54. In referring the case to a differently constituted appeal tribunal for re-determination, I direct that the appeal tribunal takes into account the guidance set out below.
55. It is imperative that the appellant notes that while the decision of the appeal tribunal has been set aside, the issue of his entitlement to DLA remains to be determined by another appeal tribunal. In accordance with the guidance set out below, the newly constituted appeal tribunal will be undertaking its own determination of the legal and factual issues which arise in the appeal.

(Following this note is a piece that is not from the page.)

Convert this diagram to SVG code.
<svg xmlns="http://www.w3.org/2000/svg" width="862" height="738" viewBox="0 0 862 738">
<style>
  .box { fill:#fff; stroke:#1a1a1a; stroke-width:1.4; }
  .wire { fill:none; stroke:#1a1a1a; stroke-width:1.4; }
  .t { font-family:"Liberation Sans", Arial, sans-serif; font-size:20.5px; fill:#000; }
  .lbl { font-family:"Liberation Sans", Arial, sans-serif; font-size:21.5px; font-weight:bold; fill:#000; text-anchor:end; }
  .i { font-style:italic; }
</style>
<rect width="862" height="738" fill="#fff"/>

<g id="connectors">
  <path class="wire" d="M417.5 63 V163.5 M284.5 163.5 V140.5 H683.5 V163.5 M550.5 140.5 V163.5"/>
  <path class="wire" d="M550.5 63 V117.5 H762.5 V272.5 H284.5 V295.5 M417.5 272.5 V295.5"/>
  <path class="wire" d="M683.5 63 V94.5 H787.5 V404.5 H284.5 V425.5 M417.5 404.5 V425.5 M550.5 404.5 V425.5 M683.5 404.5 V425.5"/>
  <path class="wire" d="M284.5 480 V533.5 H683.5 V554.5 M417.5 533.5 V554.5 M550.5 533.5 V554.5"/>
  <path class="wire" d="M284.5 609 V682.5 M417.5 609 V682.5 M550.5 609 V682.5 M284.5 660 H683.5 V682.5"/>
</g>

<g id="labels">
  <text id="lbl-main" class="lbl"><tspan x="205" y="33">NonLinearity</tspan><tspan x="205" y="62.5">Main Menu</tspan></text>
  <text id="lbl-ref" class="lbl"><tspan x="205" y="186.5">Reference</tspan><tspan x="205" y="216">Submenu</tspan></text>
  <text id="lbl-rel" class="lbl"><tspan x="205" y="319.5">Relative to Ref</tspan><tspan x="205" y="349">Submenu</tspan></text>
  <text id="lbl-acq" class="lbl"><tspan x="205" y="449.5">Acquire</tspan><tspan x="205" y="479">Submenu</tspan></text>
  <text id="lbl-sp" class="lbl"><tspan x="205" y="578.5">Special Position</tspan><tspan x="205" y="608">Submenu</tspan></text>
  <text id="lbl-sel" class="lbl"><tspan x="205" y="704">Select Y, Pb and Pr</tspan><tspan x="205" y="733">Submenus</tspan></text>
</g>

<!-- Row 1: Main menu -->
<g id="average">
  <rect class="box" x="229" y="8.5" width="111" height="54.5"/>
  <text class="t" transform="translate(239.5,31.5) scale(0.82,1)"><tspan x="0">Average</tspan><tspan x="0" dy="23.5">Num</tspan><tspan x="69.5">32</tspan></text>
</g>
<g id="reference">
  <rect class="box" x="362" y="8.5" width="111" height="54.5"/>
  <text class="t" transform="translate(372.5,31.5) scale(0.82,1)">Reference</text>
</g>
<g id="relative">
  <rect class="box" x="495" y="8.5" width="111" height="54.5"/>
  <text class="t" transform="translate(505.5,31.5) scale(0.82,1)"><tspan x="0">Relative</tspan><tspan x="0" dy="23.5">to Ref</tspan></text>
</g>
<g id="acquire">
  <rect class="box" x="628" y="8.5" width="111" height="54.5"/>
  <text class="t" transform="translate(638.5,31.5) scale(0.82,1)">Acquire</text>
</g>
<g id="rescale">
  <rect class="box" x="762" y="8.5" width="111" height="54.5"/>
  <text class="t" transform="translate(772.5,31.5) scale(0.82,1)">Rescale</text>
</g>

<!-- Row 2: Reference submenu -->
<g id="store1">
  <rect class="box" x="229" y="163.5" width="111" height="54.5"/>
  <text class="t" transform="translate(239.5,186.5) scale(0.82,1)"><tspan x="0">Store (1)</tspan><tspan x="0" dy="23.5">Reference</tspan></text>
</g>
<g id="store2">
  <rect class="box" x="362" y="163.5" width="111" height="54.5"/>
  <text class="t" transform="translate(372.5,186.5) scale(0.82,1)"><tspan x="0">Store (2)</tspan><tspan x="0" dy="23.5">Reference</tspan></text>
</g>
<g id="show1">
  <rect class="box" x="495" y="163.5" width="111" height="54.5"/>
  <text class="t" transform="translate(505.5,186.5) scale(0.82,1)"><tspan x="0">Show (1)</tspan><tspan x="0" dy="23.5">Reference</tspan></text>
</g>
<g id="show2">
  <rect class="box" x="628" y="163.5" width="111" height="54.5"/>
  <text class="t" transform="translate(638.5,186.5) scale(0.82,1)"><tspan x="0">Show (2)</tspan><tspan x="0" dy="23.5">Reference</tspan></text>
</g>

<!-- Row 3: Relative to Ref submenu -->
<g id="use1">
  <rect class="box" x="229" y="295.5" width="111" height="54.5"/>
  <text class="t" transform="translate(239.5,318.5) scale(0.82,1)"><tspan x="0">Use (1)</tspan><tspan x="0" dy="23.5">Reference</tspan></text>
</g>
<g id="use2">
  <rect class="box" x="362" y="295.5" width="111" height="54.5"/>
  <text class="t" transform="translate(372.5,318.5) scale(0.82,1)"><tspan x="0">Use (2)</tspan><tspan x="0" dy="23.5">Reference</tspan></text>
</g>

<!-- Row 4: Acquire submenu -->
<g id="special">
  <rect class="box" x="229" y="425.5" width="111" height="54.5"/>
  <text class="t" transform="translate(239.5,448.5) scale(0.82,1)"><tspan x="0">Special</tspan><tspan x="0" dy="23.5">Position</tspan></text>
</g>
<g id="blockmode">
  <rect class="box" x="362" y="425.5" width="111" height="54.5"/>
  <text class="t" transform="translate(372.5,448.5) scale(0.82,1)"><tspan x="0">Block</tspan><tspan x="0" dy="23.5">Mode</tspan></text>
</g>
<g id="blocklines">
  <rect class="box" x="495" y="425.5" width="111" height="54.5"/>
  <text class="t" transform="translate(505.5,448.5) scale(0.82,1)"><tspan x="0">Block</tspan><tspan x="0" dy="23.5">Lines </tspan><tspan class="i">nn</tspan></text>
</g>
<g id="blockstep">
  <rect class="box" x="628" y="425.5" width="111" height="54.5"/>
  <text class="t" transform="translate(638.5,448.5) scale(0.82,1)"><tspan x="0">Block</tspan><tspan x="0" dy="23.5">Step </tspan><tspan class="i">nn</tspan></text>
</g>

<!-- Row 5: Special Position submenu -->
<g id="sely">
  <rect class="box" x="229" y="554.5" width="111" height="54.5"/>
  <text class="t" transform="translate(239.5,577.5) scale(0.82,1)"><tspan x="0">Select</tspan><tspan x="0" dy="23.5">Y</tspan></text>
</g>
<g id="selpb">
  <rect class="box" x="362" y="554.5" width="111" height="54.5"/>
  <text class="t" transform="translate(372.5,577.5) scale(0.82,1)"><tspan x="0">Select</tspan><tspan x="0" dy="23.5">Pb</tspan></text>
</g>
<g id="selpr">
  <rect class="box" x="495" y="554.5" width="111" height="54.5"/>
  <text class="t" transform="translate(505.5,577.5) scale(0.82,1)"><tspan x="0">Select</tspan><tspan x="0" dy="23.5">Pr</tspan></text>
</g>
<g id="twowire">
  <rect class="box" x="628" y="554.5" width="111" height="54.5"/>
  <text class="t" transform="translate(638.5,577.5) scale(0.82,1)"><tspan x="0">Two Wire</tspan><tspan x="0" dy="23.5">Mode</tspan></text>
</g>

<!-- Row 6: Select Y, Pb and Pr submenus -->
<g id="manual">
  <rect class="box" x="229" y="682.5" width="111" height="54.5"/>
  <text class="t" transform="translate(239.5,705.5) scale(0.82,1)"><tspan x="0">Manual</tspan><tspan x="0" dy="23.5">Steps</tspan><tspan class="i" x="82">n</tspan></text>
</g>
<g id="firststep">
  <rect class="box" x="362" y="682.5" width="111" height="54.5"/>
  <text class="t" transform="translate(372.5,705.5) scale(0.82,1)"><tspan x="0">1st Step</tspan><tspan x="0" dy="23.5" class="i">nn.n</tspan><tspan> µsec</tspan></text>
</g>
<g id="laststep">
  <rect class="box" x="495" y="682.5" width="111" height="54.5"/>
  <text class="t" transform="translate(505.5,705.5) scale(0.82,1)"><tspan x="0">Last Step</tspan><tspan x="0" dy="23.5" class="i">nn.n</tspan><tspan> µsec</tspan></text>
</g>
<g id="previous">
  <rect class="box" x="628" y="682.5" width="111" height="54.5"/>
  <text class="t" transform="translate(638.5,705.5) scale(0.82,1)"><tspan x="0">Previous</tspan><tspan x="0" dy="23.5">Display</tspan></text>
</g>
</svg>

56. I direct that the parties to the proceedings and the newly constituted appeal tribunal take into account the following:
(i) the decision under appeal is a decision of the Department, dated 10 July 2007, in which a decision-maker of the Department decided that there were grounds to supersede an earlier decision of the Department, and awarded entitlement to the lower rate of the mobility component of DLA from 10 July 2007 and the middle rate of the care component of DLA from and including 20 March 2007;
(ii) the appellant will wish to consider what was said at paragraph 77 of C16/08-09(DLA) concerning the powers available to the appeal tribunal and the appellant’s options in relation to those powers;
(iii) it will be for both parties to the proceedings to make submissions, and adduce evidence in support of those submissions, on all of the issues relevant to the appeal; and
(iv) it will be for the appeal tribunal to consider the submissions made by the parties to the proceedings on these issues, and any evidence adduced in support of them, and then to make its determination, in light of all that is before it.